Grain Growers of Canada (GGC) is sounding the alarm on the United States’ decision to impose 25% tariffs on Canadian grain and grain products, a move that threatens the viability of family-run grain farms and drives up food costs for American consumers. 

"Tariffs of this magnitude will put family-run grain farms at risk by introducing widespread market uncertainty," said Kyle Larkin, Executive Director of GGC. “The U.S. is by far our largest trading partner, with over $17 billion CAD of Canadian grain and grain products exported to every year. These unjustified tariffs threaten that trade relationship—and farmers’ livelihoods." 

Canada exports over 70% of the grain it produces to over 150 countries around the world.

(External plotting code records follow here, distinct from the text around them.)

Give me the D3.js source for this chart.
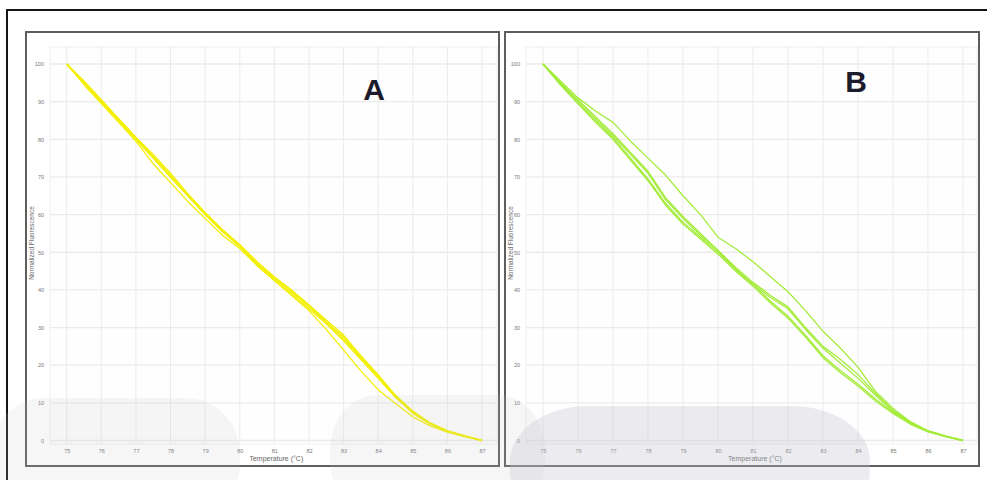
<!DOCTYPE html>
<html>
<head>
<meta charset="utf-8">
<script src="https://cdn.jsdelivr.net/npm/d3@7"></script>
<style>
  body { margin: 0; background: #fff; }
  svg { display: block; font-family: "Liberation Sans", Arial, sans-serif; }
</style>
</head>
<body>
<div id="chart"></div>
<script>
// temperatures (°C) at which the melt curves are sampled
var temps = [75, 75.5, 76, 76.5, 77, 77.5, 78, 78.5, 79, 79.5, 80, 80.5, 81,
             81.5, 82, 82.5, 83, 83.5, 84, 84.5, 85, 85.5, 86, 86.5, 87]

// panel A - normalized fluorescence, one array per sample
var curvesA = [
  [100, 95, 90, 85.5, 80.5, 76, 71, 65.5, 60.5, 56, 52, 47, 43, 39.5, 36, 32, 28, 22.5, 17.5, 12, 7.8, 4.7, 2.6, 1.2, 0],
  [100, 95, 90, 85, 80, 75, 70, 65, 60, 55.5, 51.5, 47, 43, 39.5, 35.5, 31.5, 27, 22, 17, 11.5, 7.5, 4.5, 2.5, 1.2, 0],
  [100, 94.5, 89.5, 84.5, 79.5, 73.5, 68.5, 63.5, 59, 54.5, 51, 46.5, 42.5, 39, 35, 31, 26.5, 21.5, 16.5, 11.5, 7.2, 4.4, 2.4, 1.1, 0],
  [100, 95, 90, 85, 80, 75, 70, 65, 60, 55.5, 51.5, 46.5, 42.5, 38.5, 34.5, 29.5, 24, 18.5, 13.5, 9.8, 6.3, 3.9, 2.2, 1, 0],
  [100, 95.5, 90.5, 85.5, 80.5, 75.5, 70.5, 65.5, 60.5, 56, 52, 47.5, 43.5, 40, 36, 31.5, 27.5, 22, 17, 12, 7.6, 4.6, 2.5, 1.2, 0]
]

// panel B
var curvesB = [
  [100, 95.5, 91, 87.5, 84.5, 79.5, 75, 70.5, 65, 60, 54, 51, 47.5, 43.5, 39.5, 34.5, 29, 24.5, 19.5, 13, 8.5, 5, 2.6, 1.2, 0],
  [100, 95, 90.5, 86, 81.5, 76.5, 71.5, 64.5, 59.5, 55, 50.5, 46, 42, 38.5, 35.5, 30, 25, 21.5, 17.5, 12.5, 8, 4.8, 2.5, 1.1, 0],
  [100, 95, 90, 85.5, 81, 76, 71, 64, 59, 54.5, 50.5, 45.5, 41.5, 38, 35, 29.5, 24.5, 20.5, 16.5, 12, 7.8, 4.7, 2.5, 1.1, 0],
  [100, 94.5, 89.5, 85, 80.5, 75, 69.5, 63, 58, 54, 50, 45.5, 41.5, 37, 33, 28, 22.5, 18.5, 15, 11, 7.5, 4.5, 2.4, 1.1, 0],
  [100, 94.5, 89.5, 84.5, 80, 74.5, 69, 62.5, 57.5, 53.5, 49.5, 45, 41, 36.5, 32.5, 27.5, 22, 18, 14.5, 10.5, 7.2, 4.3, 2.3, 1, 0]
]

var xTicks = d3.range(75, 88, 1)
var yTicks = d3.range(0, 101, 10)

var width = 987, height = 480

var svg = d3.select("#chart").append("svg")
  .attr("width", width)
  .attr("height", height)

// outer black frame
svg.append("rect")
  .attr("x", 7).attr("y", 10)
  .attr("width", 990).attr("height", 490)
  .attr("fill", "none")
  .attr("stroke", "#151515")
  .attr("stroke-width", 2)

function drawPanel(cfg) {
  var g = svg.append("g")

  // panel box
  g.append("rect")
    .attr("x", cfg.box[0]).attr("y", cfg.box[1])
    .attr("width", cfg.box[2]).attr("height", cfg.box[3])
    .attr("fill", "#fff")
    .attr("stroke", "#5e5e5e")
    .attr("stroke-width", 2)

  var x = d3.scaleLinear().domain([75, 87]).range(cfg.xr)
  var y = d3.scaleLinear().domain([0, 100]).range([440.5, 64])

  // plot area
  g.append("rect")
    .attr("x", cfg.gridLeft).attr("y", 47)
    .attr("width", cfg.box[0] + cfg.box[2] - 2 - cfg.gridLeft)
    .attr("height", 397)
    .attr("fill", "#fefefe")
    .attr("stroke", "#f0f0f0")

  // grid
  g.append("g").selectAll("line.v")
    .data(xTicks).enter().append("line")
    .attr("x1", d => x(d)).attr("x2", d => x(d))
    .attr("y1", 47).attr("y2", 444)
    .attr("stroke", "#ebebeb")
    .attr("stroke-width", 1)

  g.append("g").selectAll("line.h")
    .data(yTicks).enter().append("line")
    .attr("x1", cfg.gridLeft).attr("x2", cfg.box[0] + cfg.box[2] - 2)
    .attr("y1", d => y(d)).attr("y2", d => y(d))
    .attr("stroke", "#ebebeb")
    .attr("stroke-width", 1.3)

  // axes (labels only)
  var xa = g.append("g")
    .attr("transform", "translate(0,446)")
    .call(d3.axisBottom(x).tickValues(xTicks).tickSize(0).tickFormat(d3.format("d")))
  xa.select(".domain").remove()
  xa.selectAll("text").attr("font-size", 5.5).attr("fill", "#777").attr("font-family", "Liberation Sans, Arial, sans-serif")

  var ya = g.append("g")
    .attr("transform", "translate(" + (cfg.gridLeft - 3) + ",0)")
    .call(d3.axisLeft(y).tickValues(yTicks).tickSize(0).tickFormat(d3.format("d")))
  ya.select(".domain").remove()
  ya.selectAll("text").attr("font-size", 5.5).attr("fill", "#777").attr("font-family", "Liberation Sans, Arial, sans-serif")

  g.append("text")
    .attr("x", (cfg.xr[0] + cfg.xr[1]) / 2 + 2)
    .attr("y", 461)
    .attr("text-anchor", "middle")
    .attr("font-size", 7)
    .attr("fill", "#666")
    .text("Temperature (°C)")

  g.append("text")
    .attr("transform", "translate(" + cfg.ytX + ",243) rotate(-90)")
    .attr("text-anchor", "middle")
    .attr("font-size", 6.5)
    .attr("fill", "#666")
    .text("Normalized Fluorescence")

  // melt curves
  var line = d3.line()
    .x((d, i) => x(temps[i]))
    .y(d => y(d))
    .curve(d3.curveLinear)

  g.append("g").selectAll("path")
    .data(cfg.curves).enter().append("path")
    .attr("d", line)
    .attr("fill", "none")
    .attr("stroke", cfg.color)
    .attr("stroke-width", 1.3)
    .attr("stroke-linejoin", "round")

  g.append("text")
    .attr("x", cfg.label[1])
    .attr("y", cfg.label[2])
    .attr("text-anchor", "middle")
    .attr("font-family", "'Liberation Sans Narrow', 'Arial Narrow', 'Liberation Sans', sans-serif")
    .attr("font-weight", "bold")
    .attr("font-size", 30)
    .attr("fill", "#1b1b2c")
    .text(cfg.label[0])
}

drawPanel({
  box: [26, 32, 473, 434],
  xr: [66.7, 482],
  gridLeft: 50,
  ytX: 34,
  curves: curvesA,
  color: "#f2f000",
  label: ["A", 374, 100]
})

drawPanel({
  box: [505, 32, 474, 434],
  xr: [543, 963],
  gridLeft: 526,
  ytX: 513,
  curves: curvesB,
  color: "#a4ec3a",
  label: ["B", 856, 92]
})

// faint watermark blobs over the bottom of the picture: x, y, w, h, opacity
var blobs = [[-10, 398, 250, 120, 0.16], [330, 395, 215, 120, 0.16], [510, 406, 360, 120, 0.32]]
svg.append("g").selectAll("rect.blob")
  .data(blobs).enter().append("rect")
  .attr("x", d => d[0]).attr("y", d => d[1])
  .attr("width", d => d[2]).attr("height", d => d[3])
  .attr("rx", d => d[2] * 0.22).attr("ry", 55)
  .attr("fill", "#c4c4cf")
  .attr("opacity", d => d[4])
</script>
</body>
</html>
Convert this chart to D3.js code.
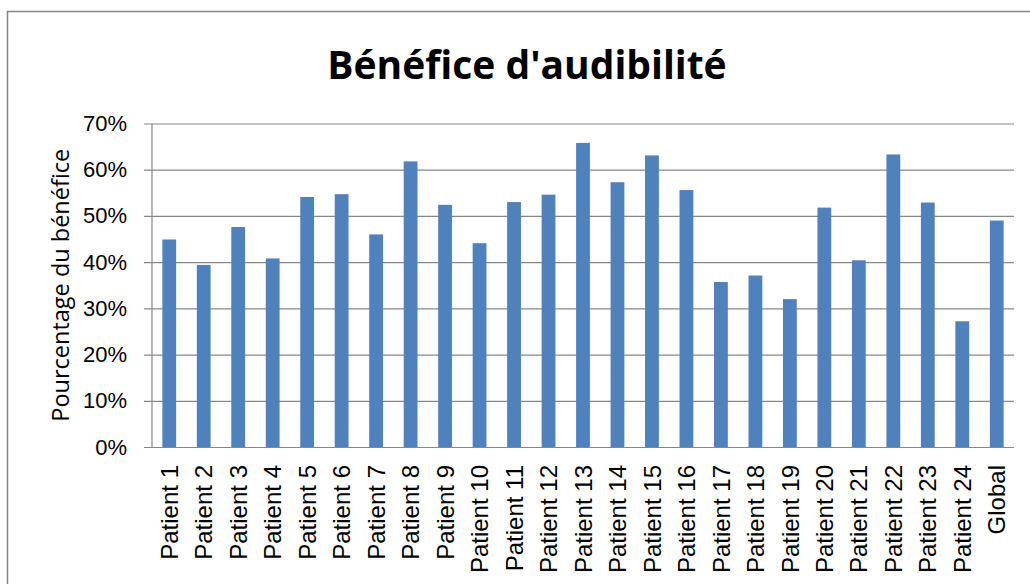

The prices Canadian farmers receive for crops such as wheat, canola, oats, barley, and pulses are tied to international markets. Disruptions to trade networks drive down farmgate prices, making it harder for growers to stay afloat. 

“As price takers, grain farmers are at the whim of the global markets that we export to,” said Tara Sawyer, Chair of GGC and an Alberta grain farmer. “Margins are already razor-thin, and an added financial burden like this could put the future of many family farms in jeopardy.” 

“Canadian family-run grain farms are already facing death by a thousand cuts through increased input costs, regulatory burdens, and taxation," said Larkin. "Uncertainty with our largest trading partner for grain and grain products, on top of ongoing instability with our second-largest trading partner, China, could push many family farms to the brink.”